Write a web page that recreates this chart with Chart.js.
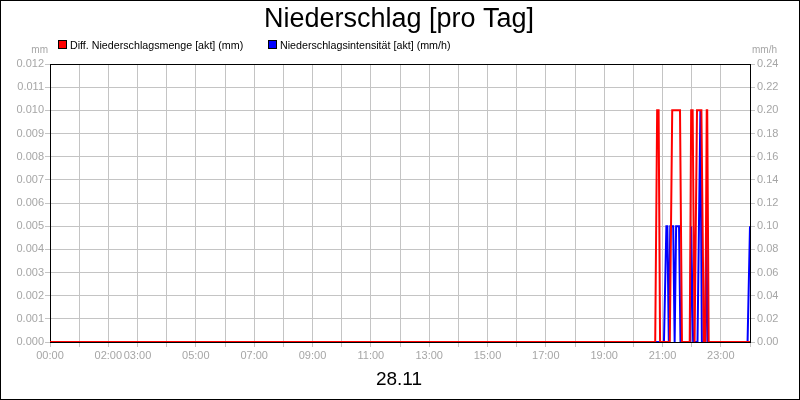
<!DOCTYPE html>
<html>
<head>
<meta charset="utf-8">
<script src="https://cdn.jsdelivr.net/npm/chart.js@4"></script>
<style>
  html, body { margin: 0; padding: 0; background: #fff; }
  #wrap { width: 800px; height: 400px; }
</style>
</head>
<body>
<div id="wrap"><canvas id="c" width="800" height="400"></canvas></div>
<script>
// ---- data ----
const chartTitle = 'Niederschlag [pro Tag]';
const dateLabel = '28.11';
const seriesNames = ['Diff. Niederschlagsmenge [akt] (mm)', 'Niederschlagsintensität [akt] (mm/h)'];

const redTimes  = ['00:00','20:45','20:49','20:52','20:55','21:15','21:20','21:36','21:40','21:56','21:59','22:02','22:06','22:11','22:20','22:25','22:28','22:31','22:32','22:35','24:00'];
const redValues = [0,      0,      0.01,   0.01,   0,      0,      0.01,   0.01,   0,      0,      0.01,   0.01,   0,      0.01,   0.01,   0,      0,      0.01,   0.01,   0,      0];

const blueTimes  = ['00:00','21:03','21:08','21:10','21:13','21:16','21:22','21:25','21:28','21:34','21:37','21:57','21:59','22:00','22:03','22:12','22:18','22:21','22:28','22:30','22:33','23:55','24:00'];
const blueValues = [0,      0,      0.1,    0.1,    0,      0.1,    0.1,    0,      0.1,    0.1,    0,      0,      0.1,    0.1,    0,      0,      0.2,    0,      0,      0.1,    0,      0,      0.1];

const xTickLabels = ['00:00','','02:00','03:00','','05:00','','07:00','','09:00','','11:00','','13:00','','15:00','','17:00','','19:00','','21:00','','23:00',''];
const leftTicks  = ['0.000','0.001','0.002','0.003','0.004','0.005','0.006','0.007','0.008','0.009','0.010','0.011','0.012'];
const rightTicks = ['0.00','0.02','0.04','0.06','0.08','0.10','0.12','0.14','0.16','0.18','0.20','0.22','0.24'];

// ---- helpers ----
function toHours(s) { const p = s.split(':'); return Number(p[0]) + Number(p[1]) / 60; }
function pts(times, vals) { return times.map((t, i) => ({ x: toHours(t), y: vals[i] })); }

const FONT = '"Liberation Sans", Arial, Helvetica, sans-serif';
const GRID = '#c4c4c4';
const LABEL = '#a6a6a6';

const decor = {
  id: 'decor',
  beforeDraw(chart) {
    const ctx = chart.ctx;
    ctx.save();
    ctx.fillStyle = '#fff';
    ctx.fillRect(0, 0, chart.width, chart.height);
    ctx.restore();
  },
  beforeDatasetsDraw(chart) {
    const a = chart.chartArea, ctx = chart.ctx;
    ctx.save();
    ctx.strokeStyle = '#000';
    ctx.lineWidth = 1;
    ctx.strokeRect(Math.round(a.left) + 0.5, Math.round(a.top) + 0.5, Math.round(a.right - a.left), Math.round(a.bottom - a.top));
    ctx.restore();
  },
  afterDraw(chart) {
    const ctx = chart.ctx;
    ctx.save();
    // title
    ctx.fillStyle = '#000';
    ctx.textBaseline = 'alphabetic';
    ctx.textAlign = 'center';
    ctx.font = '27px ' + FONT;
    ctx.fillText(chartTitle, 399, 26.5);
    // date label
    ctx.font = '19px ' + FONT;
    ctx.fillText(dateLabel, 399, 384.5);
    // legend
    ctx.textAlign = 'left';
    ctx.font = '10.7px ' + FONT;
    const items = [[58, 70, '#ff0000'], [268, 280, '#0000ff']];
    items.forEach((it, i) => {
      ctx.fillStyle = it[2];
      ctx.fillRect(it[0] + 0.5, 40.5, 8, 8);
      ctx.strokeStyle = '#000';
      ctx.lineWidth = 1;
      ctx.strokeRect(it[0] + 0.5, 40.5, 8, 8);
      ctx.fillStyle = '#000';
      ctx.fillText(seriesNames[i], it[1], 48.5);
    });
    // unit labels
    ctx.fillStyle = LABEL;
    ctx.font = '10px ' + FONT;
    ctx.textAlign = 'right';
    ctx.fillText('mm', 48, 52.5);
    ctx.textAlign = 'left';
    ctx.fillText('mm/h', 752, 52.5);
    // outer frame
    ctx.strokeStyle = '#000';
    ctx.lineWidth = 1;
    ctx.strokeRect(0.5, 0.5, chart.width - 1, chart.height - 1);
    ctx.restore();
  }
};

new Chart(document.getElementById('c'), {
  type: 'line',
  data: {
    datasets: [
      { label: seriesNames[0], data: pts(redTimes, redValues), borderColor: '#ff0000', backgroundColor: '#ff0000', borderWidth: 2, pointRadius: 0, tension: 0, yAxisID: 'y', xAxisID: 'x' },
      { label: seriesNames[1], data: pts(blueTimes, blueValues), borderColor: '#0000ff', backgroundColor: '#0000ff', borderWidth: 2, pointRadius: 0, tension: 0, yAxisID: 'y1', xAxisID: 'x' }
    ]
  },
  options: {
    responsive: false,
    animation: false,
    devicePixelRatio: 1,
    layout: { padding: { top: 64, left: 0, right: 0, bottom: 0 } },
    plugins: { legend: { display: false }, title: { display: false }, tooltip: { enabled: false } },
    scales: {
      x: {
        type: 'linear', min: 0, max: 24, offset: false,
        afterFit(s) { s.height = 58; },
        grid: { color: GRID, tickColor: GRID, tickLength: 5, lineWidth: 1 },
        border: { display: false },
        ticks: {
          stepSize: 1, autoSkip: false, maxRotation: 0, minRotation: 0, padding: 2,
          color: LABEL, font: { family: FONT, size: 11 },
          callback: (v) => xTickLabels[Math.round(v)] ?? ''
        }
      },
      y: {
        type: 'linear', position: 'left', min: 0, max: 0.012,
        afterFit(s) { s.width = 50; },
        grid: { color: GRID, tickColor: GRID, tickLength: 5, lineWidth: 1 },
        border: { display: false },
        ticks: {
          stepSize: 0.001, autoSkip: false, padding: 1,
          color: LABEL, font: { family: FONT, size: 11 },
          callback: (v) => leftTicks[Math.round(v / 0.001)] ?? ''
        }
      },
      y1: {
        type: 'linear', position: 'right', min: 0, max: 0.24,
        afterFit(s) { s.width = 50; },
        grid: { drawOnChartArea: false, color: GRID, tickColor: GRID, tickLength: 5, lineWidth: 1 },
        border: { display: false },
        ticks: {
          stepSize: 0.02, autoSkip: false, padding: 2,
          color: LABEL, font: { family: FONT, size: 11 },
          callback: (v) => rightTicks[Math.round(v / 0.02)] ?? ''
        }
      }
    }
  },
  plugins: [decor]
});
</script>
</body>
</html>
...
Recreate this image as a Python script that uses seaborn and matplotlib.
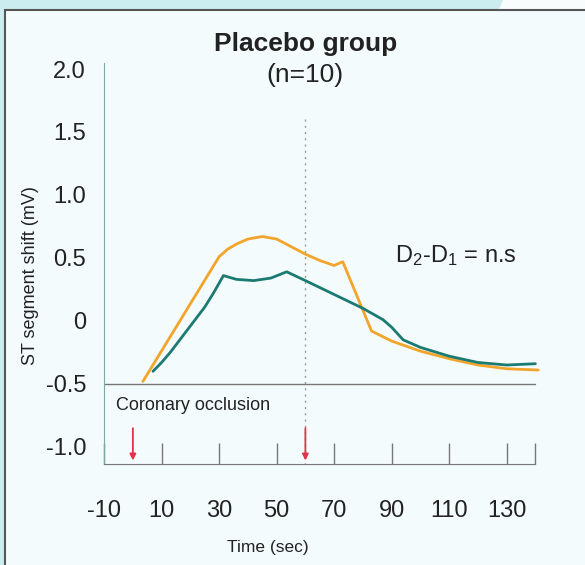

**Stated problem**
Set down the lines running from the one with "Write a web" through the one with "const seriesNames = ['Diff.", both ends kept, exactly and with no pictures.

**Result of this task**
Write a web page that recreates this chart with Chart.js.
<!DOCTYPE html>
<html>
<head>
<meta charset="utf-8">
<script src="https://cdn.jsdelivr.net/npm/chart.js@4"></script>
<style>
  html, body { margin: 0; padding: 0; background: #fff; }
  #wrap { width: 800px; height: 400px; }
</style>
</head>
<body>
<div id="wrap"><canvas id="c" width="800" height="400"></canvas></div>
<script>
// ---- data ----
const chartTitle = 'Niederschlag [pro Tag]';
const dateLabel = '28.11';
const seriesNames = ['Diff. Niederschlagsmenge [akt] (mm)', 'Niederschlagsintensität [akt] (mm/h)'];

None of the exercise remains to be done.